[Short exercise]: Without including any pictures, write out the listing below exactly.

..........

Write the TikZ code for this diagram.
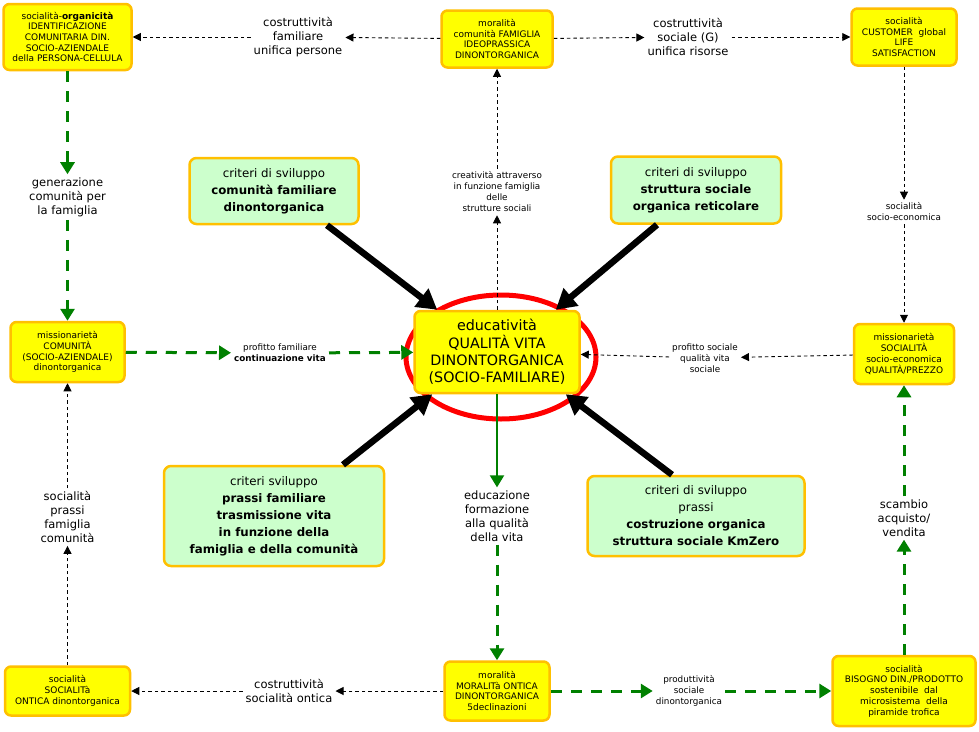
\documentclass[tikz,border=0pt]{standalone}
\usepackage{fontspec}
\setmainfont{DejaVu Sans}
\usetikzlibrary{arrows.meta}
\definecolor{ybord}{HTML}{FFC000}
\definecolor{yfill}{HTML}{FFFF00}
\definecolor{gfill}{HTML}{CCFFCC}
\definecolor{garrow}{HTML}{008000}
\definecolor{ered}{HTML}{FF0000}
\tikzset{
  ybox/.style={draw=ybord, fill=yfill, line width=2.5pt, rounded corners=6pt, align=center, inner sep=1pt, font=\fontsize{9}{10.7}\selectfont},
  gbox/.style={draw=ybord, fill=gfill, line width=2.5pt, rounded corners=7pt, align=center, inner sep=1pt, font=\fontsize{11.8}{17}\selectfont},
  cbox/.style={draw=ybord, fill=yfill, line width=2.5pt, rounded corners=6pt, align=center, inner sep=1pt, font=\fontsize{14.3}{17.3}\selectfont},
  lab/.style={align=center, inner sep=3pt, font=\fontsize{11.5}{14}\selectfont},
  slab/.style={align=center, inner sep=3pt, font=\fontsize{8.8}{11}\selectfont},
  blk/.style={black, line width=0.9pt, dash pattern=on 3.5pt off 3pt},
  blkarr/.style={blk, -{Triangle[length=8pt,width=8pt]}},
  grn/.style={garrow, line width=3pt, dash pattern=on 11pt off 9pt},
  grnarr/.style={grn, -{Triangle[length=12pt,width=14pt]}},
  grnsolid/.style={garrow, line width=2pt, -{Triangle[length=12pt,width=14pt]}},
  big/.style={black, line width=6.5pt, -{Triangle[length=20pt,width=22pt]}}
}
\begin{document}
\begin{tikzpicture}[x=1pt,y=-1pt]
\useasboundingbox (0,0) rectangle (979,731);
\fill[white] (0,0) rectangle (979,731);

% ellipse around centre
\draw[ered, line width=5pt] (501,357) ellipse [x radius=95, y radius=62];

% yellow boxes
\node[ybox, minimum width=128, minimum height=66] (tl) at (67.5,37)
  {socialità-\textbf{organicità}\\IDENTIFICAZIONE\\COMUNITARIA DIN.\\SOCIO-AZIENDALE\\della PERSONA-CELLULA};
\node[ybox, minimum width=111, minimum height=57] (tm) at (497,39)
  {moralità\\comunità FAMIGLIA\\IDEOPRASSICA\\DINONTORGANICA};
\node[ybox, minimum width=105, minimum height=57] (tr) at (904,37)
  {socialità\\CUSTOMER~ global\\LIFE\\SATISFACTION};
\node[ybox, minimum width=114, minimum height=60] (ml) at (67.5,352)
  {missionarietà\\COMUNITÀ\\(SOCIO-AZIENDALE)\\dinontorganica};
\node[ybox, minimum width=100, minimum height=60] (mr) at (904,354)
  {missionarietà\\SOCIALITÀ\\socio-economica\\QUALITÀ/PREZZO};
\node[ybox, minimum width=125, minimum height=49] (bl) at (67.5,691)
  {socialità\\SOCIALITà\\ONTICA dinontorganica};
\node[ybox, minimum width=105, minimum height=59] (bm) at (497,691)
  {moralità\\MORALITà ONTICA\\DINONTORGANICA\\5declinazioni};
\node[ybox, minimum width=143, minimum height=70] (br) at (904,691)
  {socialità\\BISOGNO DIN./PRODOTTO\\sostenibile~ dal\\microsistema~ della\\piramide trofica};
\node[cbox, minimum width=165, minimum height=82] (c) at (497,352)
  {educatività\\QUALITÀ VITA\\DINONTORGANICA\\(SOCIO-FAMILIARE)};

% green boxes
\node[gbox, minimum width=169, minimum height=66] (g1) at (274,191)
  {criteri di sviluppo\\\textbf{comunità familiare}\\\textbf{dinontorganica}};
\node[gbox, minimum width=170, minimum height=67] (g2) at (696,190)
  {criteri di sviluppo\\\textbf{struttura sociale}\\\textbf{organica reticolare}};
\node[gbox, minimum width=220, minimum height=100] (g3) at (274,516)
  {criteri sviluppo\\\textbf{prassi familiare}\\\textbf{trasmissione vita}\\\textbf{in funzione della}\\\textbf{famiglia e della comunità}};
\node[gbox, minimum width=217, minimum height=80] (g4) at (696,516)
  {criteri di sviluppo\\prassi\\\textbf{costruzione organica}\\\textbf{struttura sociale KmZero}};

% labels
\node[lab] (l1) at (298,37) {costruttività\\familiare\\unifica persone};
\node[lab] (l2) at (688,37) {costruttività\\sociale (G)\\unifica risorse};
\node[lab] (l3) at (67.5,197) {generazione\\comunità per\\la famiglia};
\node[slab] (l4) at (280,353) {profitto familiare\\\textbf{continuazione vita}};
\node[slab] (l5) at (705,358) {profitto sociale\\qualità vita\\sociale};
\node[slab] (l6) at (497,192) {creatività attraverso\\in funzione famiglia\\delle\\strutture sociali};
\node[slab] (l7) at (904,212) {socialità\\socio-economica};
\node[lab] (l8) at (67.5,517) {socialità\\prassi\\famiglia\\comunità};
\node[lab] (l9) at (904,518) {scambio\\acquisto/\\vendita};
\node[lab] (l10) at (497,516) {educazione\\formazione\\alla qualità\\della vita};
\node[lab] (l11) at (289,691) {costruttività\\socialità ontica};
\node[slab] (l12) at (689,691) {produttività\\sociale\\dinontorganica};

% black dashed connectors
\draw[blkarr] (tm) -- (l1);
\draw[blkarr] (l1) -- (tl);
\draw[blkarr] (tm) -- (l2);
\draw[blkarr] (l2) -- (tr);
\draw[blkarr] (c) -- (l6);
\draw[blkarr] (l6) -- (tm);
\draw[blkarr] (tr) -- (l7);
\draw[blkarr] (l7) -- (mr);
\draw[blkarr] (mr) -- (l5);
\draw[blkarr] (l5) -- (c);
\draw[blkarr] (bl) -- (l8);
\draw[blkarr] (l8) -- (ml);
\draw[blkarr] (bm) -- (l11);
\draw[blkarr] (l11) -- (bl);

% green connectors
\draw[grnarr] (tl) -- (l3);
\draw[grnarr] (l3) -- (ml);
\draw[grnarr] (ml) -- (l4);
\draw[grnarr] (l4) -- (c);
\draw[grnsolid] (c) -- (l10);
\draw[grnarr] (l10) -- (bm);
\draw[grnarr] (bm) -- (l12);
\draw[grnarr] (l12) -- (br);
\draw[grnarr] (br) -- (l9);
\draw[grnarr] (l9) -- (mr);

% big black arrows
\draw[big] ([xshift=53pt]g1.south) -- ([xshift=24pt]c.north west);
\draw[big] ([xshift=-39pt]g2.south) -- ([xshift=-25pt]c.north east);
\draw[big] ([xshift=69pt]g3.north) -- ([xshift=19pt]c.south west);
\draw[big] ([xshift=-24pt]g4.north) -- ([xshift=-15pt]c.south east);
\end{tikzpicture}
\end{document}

..........

[Written response]:
Write the TikZ code for this diagram.
\documentclass[tikz,border=0pt]{standalone}
\usepackage{fontspec}
\setmainfont{DejaVu Sans}
\usetikzlibrary{arrows.meta}
\definecolor{ybord}{HTML}{FFC000}
\definecolor{yfill}{HTML}{FFFF00}
\definecolor{gfill}{HTML}{CCFFCC}
\definecolor{garrow}{HTML}{008000}
\definecolor{ered}{HTML}{FF0000}
\tikzset{
  ybox/.style={draw=ybord, fill=yfill, line width=2.5pt, rounded corners=6pt, align=center, inner sep=1pt, font=\fontsize{9}{10.7}\selectfont},
  gbox/.style={draw=ybord, fill=gfill, line width=2.5pt, rounded corners=7pt, align=center, inner sep=1pt, font=\fontsize{11.8}{17}\selectfont},
  cbox/.style={draw=ybord, fill=yfill, line width=2.5pt, rounded corners=6pt, align=center, inner sep=1pt, font=\fontsize{14.3}{17.3}\selectfont},
  lab/.style={align=center, inner sep=3pt, font=\fontsize{11.5}{14}\selectfont},
  slab/.style={align=center, inner sep=3pt, font=\fontsize{8.8}{11}\selectfont},
  blk/.style={black, line width=0.9pt, dash pattern=on 3.5pt off 3pt},
  blkarr/.style={blk, -{Triangle[length=8pt,width=8pt]}},
  grn/.style={garrow, line width=3pt, dash pattern=on 11pt off 9pt},
  grnarr/.style={grn, -{Triangle[length=12pt,width=14pt]}},
  grnsolid/.style={garrow, line width=2pt, -{Triangle[length=12pt,width=14pt]}},
  big/.style={black, line width=6.5pt, -{Triangle[length=20pt,width=22pt]}}
}
\begin{document}
\begin{tikzpicture}[x=1pt,y=-1pt]
\useasboundingbox (0,0) rectangle (979,731);
\fill[white] (0,0) rectangle (979,731);

% ellipse around centre
\draw[ered, line width=5pt] (501,357) ellipse [x radius=95, y radius=62];

% yellow boxes
\node[ybox, minimum width=128, minimum height=66] (tl) at (67.5,37)
  {socialità-\textbf{organicità}\\IDENTIFICAZIONE\\COMUNITARIA DIN.\\SOCIO-AZIENDALE\\della PERSONA-CELLULA};
\node[ybox, minimum width=111, minimum height=57] (tm) at (497,39)
  {moralità\\comunità FAMIGLIA\\IDEOPRASSICA\\DINONTORGANICA};
\node[ybox, minimum width=105, minimum height=57] (tr) at (904,37)
  {socialità\\CUSTOMER~ global\\LIFE\\SATISFACTION};
\node[ybox, minimum width=114, minimum height=60] (ml) at (67.5,352)
  {missionarietà\\COMUNITÀ\\(SOCIO-AZIENDALE)\\dinontorganica};
\node[ybox, minimum width=100, minimum height=60] (mr) at (904,354)
  {missionarietà\\SOCIALITÀ\\socio-economica\\QUALITÀ/PREZZO};
\node[ybox, minimum width=125, minimum height=49] (bl) at (67.5,691)
  {socialità\\SOCIALITà\\ONTICA dinontorganica};
\node[ybox, minimum width=105, minimum height=59] (bm) at (497,691)
  {moralità\\MORALITà ONTICA\\DINONTORGANICA\\5declinazioni};
\node[ybox, minimum width=143, minimum height=70] (br) at (904,691)
  {socialità\\BISOGNO DIN./PRODOTTO\\sostenibile~ dal\\microsistema~ della\\piramide trofica};
\node[cbox, minimum width=165, minimum height=82] (c) at (497,352)
  {educatività\\QUALITÀ VITA\\DINONTORGANICA\\(SOCIO-FAMILIARE)};

% green boxes
\node[gbox, minimum width=169, minimum height=66] (g1) at (274,191)
  {criteri di sviluppo\\\textbf{comunità familiare}\\\textbf{dinontorganica}};
\node[gbox, minimum width=170, minimum height=67] (g2) at (696,190)
  {criteri di sviluppo\\\textbf{struttura sociale}\\\textbf{organica reticolare}};
\node[gbox, minimum width=220, minimum height=100] (g3) at (274,516)
  {criteri sviluppo\\\textbf{prassi familiare}\\\textbf{trasmissione vita}\\\textbf{in funzione della}\\\textbf{famiglia e della comunità}};
\node[gbox, minimum width=217, minimum height=80] (g4) at (696,516)
  {criteri di sviluppo\\prassi\\\textbf{costruzione organica}\\\textbf{struttura sociale KmZero}};

% labels
\node[lab] (l1) at (298,37) {costruttività\\familiare\\unifica persone};
\node[lab] (l2) at (688,37) {costruttività\\sociale (G)\\unifica risorse};
\node[lab] (l3) at (67.5,197) {generazione\\comunità per\\la famiglia};
\node[slab] (l4) at (280,353) {profitto familiare\\\textbf{continuazione vita}};
\node[slab] (l5) at (705,358) {profitto sociale\\qualità vita\\sociale};
\node[slab] (l6) at (497,192) {creatività attraverso\\in funzione famiglia\\delle\\strutture sociali};
\node[slab] (l7) at (904,212) {socialità\\socio-economica};
\node[lab] (l8) at (67.5,517) {socialità\\prassi\\famiglia\\comunità};
\node[lab] (l9) at (904,518) {scambio\\acquisto/\\vendita};
\node[lab] (l10) at (497,516) {educazione\\formazione\\alla qualità\\della vita};
\node[lab] (l11) at (289,691) {costruttività\\socialità ontica};
\node[slab] (l12) at (689,691) {produttività\\sociale\\dinontorganica};

% black dashed connectors
\draw[blkarr] (tm) -- (l1);
\draw[blkarr] (l1) -- (tl);
\draw[blkarr] (tm) -- (l2);
\draw[blkarr] (l2) -- (tr);
\draw[blkarr] (c) -- (l6);
\draw[blkarr] (l6) -- (tm);
\draw[blkarr] (tr) -- (l7);
\draw[blkarr] (l7) -- (mr);
\draw[blkarr] (mr) -- (l5);
\draw[blkarr] (l5) -- (c);
\draw[blkarr] (bl) -- (l8);
\draw[blkarr] (l8) -- (ml);
\draw[blkarr] (bm) -- (l11);
\draw[blkarr] (l11) -- (bl);

% green connectors
\draw[grnarr] (tl) -- (l3);
\draw[grnarr] (l3) -- (ml);
\draw[grnarr] (ml) -- (l4);
\draw[grnarr] (l4) -- (c);
\draw[grnsolid] (c) -- (l10);
\draw[grnarr] (l10) -- (bm);
\draw[grnarr] (bm) -- (l12);
\draw[grnarr] (l12) -- (br);
\draw[grnarr] (br) -- (l9);
\draw[grnarr] (l9) -- (mr);

% big black arrows
\draw[big] ([xshift=53pt]g1.south) -- ([xshift=24pt]c.north west);
\draw[big] ([xshift=-39pt]g2.south) -- ([xshift=-25pt]c.north east);
\draw[big] ([xshift=69pt]g3.north) -- ([xshift=19pt]c.south west);
\draw[big] ([xshift=-24pt]g4.north) -- ([xshift=-15pt]c.south east);
\end{tikzpicture}
\end{document}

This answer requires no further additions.